For this exercise, output only the lines between the "Rebuild this chart" line and the "plt.rcParams['font.family'] = ['Liberation" line, both of them included, and skip all pictures.

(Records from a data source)
◆ ◆ ◆ ◆ ◆

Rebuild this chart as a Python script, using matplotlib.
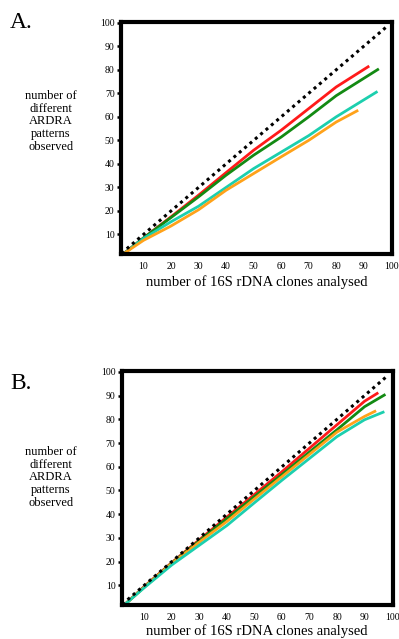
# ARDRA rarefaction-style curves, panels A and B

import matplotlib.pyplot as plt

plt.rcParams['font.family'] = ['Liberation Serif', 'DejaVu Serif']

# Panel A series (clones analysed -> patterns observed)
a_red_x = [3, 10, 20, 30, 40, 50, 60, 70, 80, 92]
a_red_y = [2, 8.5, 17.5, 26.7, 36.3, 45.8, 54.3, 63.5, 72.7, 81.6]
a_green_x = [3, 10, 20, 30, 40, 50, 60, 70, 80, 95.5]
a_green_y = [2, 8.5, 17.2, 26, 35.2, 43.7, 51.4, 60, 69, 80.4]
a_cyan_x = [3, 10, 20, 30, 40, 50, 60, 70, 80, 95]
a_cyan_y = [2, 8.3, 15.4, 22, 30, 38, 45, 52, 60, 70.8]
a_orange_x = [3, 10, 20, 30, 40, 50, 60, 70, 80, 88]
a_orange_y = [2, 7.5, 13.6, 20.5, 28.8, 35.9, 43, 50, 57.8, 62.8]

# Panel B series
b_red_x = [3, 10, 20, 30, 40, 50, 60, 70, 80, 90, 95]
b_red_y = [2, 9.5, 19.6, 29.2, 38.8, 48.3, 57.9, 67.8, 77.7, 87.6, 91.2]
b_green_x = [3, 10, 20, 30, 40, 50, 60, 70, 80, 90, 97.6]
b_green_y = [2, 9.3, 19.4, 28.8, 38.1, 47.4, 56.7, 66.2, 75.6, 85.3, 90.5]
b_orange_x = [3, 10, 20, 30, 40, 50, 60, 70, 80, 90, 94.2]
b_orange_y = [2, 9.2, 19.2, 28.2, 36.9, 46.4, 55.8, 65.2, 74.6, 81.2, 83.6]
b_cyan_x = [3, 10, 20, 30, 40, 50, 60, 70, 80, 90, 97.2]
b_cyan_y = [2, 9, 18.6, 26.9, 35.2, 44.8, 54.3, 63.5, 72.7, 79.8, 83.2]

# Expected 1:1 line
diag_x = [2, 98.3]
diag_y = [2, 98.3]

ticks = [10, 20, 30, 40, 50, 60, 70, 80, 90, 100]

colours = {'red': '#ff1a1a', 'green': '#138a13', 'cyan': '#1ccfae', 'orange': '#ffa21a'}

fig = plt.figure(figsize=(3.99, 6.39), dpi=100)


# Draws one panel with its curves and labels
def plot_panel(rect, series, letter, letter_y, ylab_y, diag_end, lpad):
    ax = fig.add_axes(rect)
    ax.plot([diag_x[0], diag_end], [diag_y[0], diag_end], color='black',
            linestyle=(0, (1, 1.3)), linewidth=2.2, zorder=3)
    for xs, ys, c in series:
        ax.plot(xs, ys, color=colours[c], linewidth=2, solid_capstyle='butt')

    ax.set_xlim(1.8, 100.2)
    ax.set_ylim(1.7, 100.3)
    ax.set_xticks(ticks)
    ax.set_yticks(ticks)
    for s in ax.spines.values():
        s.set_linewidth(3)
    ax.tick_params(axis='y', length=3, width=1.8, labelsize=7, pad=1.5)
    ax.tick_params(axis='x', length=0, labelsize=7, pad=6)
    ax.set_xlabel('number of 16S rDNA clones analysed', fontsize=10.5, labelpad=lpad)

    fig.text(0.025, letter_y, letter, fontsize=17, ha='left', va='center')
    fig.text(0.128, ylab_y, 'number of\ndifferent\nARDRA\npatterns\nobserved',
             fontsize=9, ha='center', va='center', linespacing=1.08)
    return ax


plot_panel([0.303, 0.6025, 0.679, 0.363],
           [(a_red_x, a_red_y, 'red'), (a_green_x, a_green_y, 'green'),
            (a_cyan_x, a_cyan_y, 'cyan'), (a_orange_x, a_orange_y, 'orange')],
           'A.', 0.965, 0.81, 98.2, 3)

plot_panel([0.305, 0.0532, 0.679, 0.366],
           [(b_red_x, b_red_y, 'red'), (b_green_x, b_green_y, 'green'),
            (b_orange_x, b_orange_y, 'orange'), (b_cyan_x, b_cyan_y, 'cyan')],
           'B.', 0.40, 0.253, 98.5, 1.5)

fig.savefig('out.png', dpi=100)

◆ ◆ ◆ ◆ ◆

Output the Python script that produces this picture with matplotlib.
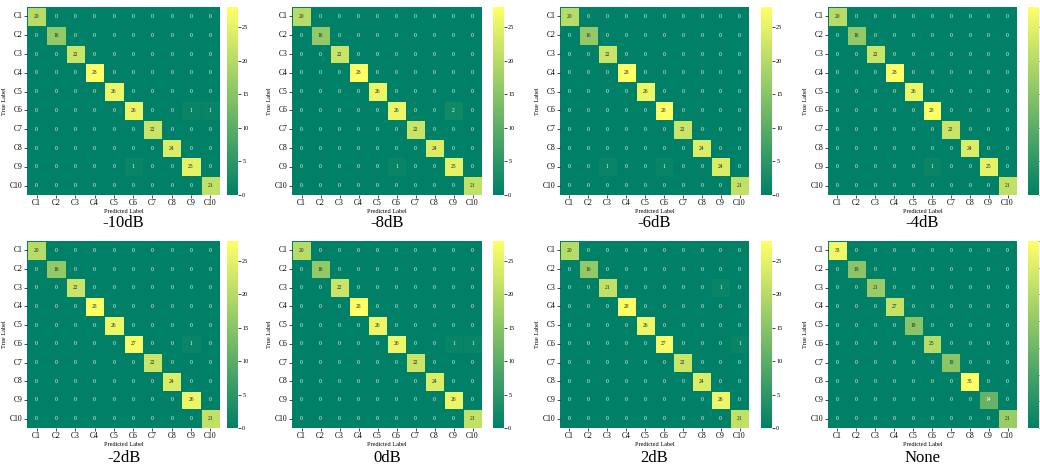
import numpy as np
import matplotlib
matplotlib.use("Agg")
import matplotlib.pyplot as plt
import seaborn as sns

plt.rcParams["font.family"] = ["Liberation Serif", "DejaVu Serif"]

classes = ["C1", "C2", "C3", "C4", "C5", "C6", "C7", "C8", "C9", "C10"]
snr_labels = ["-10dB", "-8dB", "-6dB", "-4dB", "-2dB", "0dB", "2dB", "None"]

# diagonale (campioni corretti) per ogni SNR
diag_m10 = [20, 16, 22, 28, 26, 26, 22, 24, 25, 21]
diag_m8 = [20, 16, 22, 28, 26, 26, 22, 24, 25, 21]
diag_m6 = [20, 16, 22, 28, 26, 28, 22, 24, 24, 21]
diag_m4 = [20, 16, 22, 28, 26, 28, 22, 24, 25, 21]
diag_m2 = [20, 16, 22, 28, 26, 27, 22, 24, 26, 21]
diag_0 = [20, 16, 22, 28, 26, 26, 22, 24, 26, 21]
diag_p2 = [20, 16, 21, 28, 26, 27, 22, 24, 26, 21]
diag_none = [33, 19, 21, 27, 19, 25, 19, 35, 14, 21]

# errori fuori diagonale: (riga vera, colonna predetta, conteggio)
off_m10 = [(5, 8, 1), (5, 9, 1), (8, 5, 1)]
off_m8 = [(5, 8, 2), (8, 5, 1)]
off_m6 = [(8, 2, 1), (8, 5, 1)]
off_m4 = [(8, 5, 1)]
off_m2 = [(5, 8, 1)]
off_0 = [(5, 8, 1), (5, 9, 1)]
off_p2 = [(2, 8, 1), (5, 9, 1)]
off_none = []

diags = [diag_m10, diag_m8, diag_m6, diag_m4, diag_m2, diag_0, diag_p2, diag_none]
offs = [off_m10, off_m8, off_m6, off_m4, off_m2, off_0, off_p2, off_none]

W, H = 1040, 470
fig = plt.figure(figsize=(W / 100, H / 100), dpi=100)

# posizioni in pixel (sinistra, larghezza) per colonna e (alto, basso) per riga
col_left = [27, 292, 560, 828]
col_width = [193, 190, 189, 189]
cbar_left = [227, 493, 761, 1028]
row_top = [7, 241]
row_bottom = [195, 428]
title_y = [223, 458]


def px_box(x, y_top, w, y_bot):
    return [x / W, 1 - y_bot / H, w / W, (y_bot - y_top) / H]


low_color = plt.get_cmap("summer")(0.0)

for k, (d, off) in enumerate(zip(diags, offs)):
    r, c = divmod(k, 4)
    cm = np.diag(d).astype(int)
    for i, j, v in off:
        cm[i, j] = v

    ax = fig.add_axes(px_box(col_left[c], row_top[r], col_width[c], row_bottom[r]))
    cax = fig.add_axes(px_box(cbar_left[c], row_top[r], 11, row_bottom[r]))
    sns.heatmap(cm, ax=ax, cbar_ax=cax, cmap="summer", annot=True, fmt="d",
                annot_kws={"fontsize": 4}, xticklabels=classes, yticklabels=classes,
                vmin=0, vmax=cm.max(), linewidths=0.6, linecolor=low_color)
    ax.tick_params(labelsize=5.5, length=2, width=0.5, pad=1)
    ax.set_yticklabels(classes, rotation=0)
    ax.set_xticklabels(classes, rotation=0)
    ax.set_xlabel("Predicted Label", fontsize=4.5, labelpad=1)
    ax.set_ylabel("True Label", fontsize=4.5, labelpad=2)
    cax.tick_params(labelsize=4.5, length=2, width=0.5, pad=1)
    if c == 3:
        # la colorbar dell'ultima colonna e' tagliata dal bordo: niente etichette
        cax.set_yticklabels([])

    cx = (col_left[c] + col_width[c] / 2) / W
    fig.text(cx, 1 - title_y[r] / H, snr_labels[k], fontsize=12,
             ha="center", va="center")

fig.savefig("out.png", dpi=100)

◆ ◆ ◆ ◆ ◆

*Solution for this task*:
Rebuild this chart as a Python script, using matplotlib.
# ARDRA rarefaction-style curves, panels A and B

import matplotlib.pyplot as plt

plt.rcParams['font.family'] = ['Liberation Serif', 'DejaVu Serif']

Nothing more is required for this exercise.